If you multiply the whole expression by: $\displaystyle (R_L + R_t)^4$
That part just disappears?

Maybe it's easier to just cancel out the (R_t +R_L) parts?
So you have $\displaystyle \frac{(V^2-2V^2R_L)}{(R_t + R_L)}=0$
but then what?

//Jones

2. Originally Posted by Jones
$\displaystyle \frac{V^2(R_t +R_L)^2 -2V^2R_L(R_t + R_L)} {(R_t+R_L)^4}=0$

I need to solve for $\displaystyle R_L$

If you multiply the whole expression by: $\displaystyle (R_L + R_t)^4$
That part just disappears?
By multiplying on both sides, the denominator "cancels" on the left-hand side; anything times zero is just zero, so that's why nothing changes on the right-hand side.

You have:

$\displaystyle V^2(R_t\, +\,R_L)^2 \,-\,2V^2R_L(R_t \,+\, R_L)\, =\, 0$

You can also divide through by V^2:

$\displaystyle (R_t\, +\,R_L)^2 \,-\,2R_L(R_t \,+\, R_L)\, =\, 0$

Then square things out:

$\displaystyle R_t^2\,+\,2R_t R_L\,+\,R_L^2\,-\,2 R_L R_t \,-\,2 R_L^2\,=\,0$

$\displaystyle 0\, =\, R_L^2\, -\, R_t^2$

$\displaystyle 0\, =\, (R_L\, -\, R_t)(R_L\, +\, R_t)$

Then complete the solution for R_L in terms of R_t.

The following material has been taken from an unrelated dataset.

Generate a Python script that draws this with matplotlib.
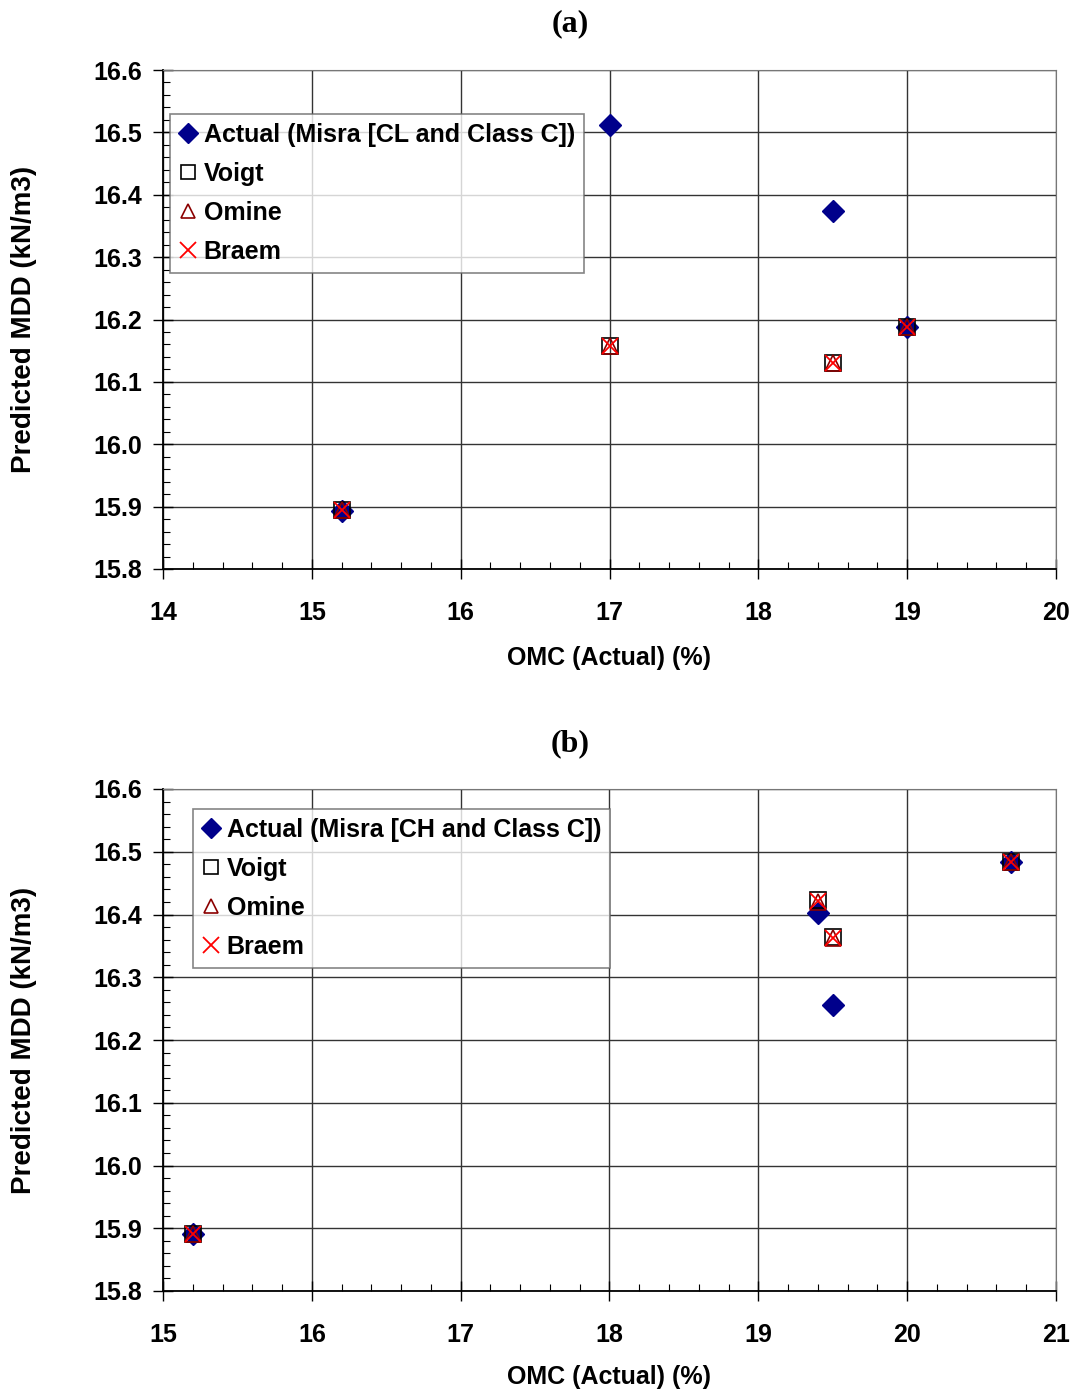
import matplotlib
matplotlib.use("Agg")
import matplotlib.pyplot as plt
from matplotlib.ticker import MultipleLocator, FormatStrFormatter

plt.rcParams['font.family'] = ['Liberation Sans', 'DejaVu Sans']

# Panel (a): CL and Class C
omc_a = [15.2, 17.0, 18.5, 19.0]
actual_a = [15.893, 16.512, 16.374, 16.188]
voigt_a = [15.895, 16.158, 16.130, 16.188]
omine_a = [15.895, 16.158, 16.130, 16.188]
braem_a = [15.895, 16.158, 16.130, 16.188]

# Panel (b): CH and Class C
omc_b = [15.2, 19.4, 19.5, 20.7]
actual_b = [15.891, 16.402, 16.256, 16.484]
voigt_b = [15.891, 16.423, 16.364, 16.484]
omine_b = [15.891, 16.420, 16.362, 16.484]
braem_b = [15.891, 16.421, 16.363, 16.484]

xticks_a = [14, 15, 16, 17, 18, 19, 20]
xticks_b = [15, 16, 17, 18, 19, 20, 21]
yticks = [15.8, 15.9, 16.0, 16.1, 16.2, 16.3, 16.4, 16.5, 16.6]

fig = plt.figure(figsize=(10.82, 13.93), dpi=100)
W, H = 1082, 1393


def ax_rect(l, t, r, b):
    return [l / W, 1 - b / H, (r - l) / W, (b - t) / H]


def panel(rect, omc, act, vo, om, br, xticks, series_name, title, title_y, leg_box, xlabel_y):
    ax = fig.add_axes(ax_rect(*rect))
    ax.plot(omc, act, ls='none', marker='D', ms=11, mfc='#00008B', mec='#00008B',
            label=f'Actual (Misra [{series_name} and Class C])', zorder=3)
    ax.plot(omc, vo, ls='none', marker='s', ms=11, mfc='none', mec='black', mew=1.2,
            label='Voigt', zorder=4)
    ax.plot(omc, om, ls='none', marker='^', ms=11, mfc='none', mec='#8B0000', mew=1.2,
            label='Omine', zorder=5)
    ax.plot(omc, br, ls='none', marker='x', ms=12, mec='red', mew=1.3,
            label='Braem', zorder=6)

    ax.set_xlim(xticks[0], xticks[-1])
    ax.set_ylim(yticks[0], yticks[-1])
    ax.set_xticks(xticks)
    ax.set_yticks(yticks)
    ax.xaxis.set_minor_locator(MultipleLocator(0.2))
    ax.yaxis.set_minor_locator(MultipleLocator(0.02))
    ax.yaxis.set_major_formatter(FormatStrFormatter('%.1f'))
    ax.grid(True, which='major', color='#333333', lw=1.0)
    ax.set_axisbelow(True)
    ax.tick_params(which='major', direction='inout', length=14, width=1.0, labelsize=18, pad=8)
    ax.tick_params(which='minor', direction='in', length=5, width=0.8)
    ax.tick_params(axis='x', which='major', pad=16)
    for lab in ax.get_xticklabels() + ax.get_yticklabels():
        lab.set_fontweight('bold')
    for s in ['top', 'right']:
        ax.spines[s].set_color('#777777')
    for s in ['left', 'bottom']:
        ax.spines[s].set_color('black')
        ax.spines[s].set_linewidth(1.3)

    l, t, r, b = rect
    ax.set_ylabel('Predicted MDD (kN/m3)', fontsize=20, fontweight='bold')
    ax.yaxis.set_label_coords((37 - l) / (r - l), 0.5)
    fig.text(609 / W, 1 - xlabel_y / H, 'OMC (Actual) (%)', fontsize=18, fontweight='bold',
             ha='center', va='center')
    fig.text(570 / W, 1 - title_y / H, title, fontsize=23, fontweight='bold',
             family='Liberation Serif', ha='center', va='center')

    bl, bt, br_, bb = leg_box
    leg = ax.legend(loc='upper left',
                    bbox_to_anchor=((bl - l) / (r - l), 1 - (bt - t) / (b - t)),
                    prop={'weight': 'bold', 'size': 18},
                    frameon=True, fancybox=False, edgecolor='#666666',
                    handlelength=0.7, handletextpad=0.3, labelspacing=0.6,
                    borderpad=0.35, borderaxespad=0, markerscale=0.95)
    leg.get_frame().set_linewidth(1.2)
    return ax


panel((163, 70, 1056, 569), omc_a, actual_a, voigt_a, omine_a, braem_a, xticks_a,
      'CL', '(a)', 24, (170, 114, 586, 272), 658)
panel((163, 789, 1056, 1291), omc_b, actual_b, voigt_b, omine_b, braem_b, xticks_b,
      'CH', '(b)', 744, (193, 809, 600, 966), 1377)

fig.savefig('out.png', dpi=100)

3. More fundamentally, the only way a fraction can be equal to 0 is if the numerator is 0- it doesn't matter what the denominator is: $\displaystyle \frac{p}{q}= 0$ if and only if p= 0. As far as the $\displaystyle (R_t+ R_L)$ in the numerator is concerned, the fraction is only defined if it is not 0. In that case it doesn't matter whether you cancel before multiplying both sides by the denominator or not.